Boozing beetles? How alcohol helps them thrive
Researchers have learned why alcohol attracts certain beetles and the important symbiotic relationships these beetles have to their fungi crops and habitat.
Ambrosia beetles are not an uncommon site in beer gardens when they sometimes take a dive into a person’s glass and now, a new study explains why alcohol attracts the insects.
The study was conducted by researchers from the University of Wuerzburg, the Max Planck Institute for Chemical Ecology, Ohio State University and the Wood Research Institute of the Technical University of Munich.
Published in the journal PNAS, the findings discuss how alcohol plays an important role in the formation of fungi that ambrosia beetles depend on.
Ambrosia beetles are a group of bark beetles with several thousand species and ambrosia beetles are able to cultivate fungi. The beetles grow the fungi and feed off of it.
The researchers set out to determine what it is about alcohol that draws the insects and how it impacts their agricultural efforts.
“It has long been known that alcohol is produced by weakened trees and that these trees are recognized and colonized by ambrosia beetles,” said Peter Biedermann, a co-author of the study. “And often you will find the roughly two millimeter long beetles in glasses of beer, when a beer garden is surrounded by old trees.”
The researchers studied black timber bark beetles, a species of ambrosia beetle, in order to better understand how alcohol influenced the beetles’ farming.
Alcohol creates optimal environments that are perfect for the beetles to cultivate fungi and live in. The more food there is, the more offspring there will be among the beetle populations.
It’s a sustainable system and weeds, a common gardening problem, cannot flourish on bark that has higher levels of alcohol.
“An increase in the activity of alcohol-degrading enzymes allows the insects’ fungi to grow optimally in alcohol-rich wood, while alcohol is toxic to other microorganisms,” said Biedermann.
“At this level of alcohol, (two percent) the omnipresent molds, which can also be considered the “weeds” of fungal agriculture, only grow weekly and cannot overgrow the fungal gardens,” said Philipp Benz, a fellow researcher.
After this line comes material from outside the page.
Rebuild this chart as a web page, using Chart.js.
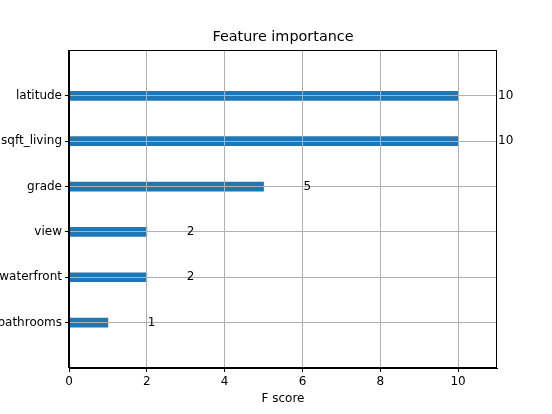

Ambrosia beetles are some of nature’s most successful sustainable farmers, according to Benz.
The researchers also observed complex social behaviors as the beetles took on different tasks to cultivate the fungi.
Some of the beetles cleaned tunnel systems, others helped clear dirt, and all the beetles seemed to work together with the goal of creating the perfect conditions for the fungi and beetles.
If a beetle colony moved to another tree, some would bring along spores from their old habitat in order to create new fungal gardens. The spores carried by the beetles can even produce alcohol, which helps with the cultivation in the new tree.
“Of course, they have to be more resistant to alcohol than other creatures,” said Biedermann.
“These characteristics are also of high potential interest from a biotechnological point of view since they might be transferable to other systems when better understood,” Benz concluded.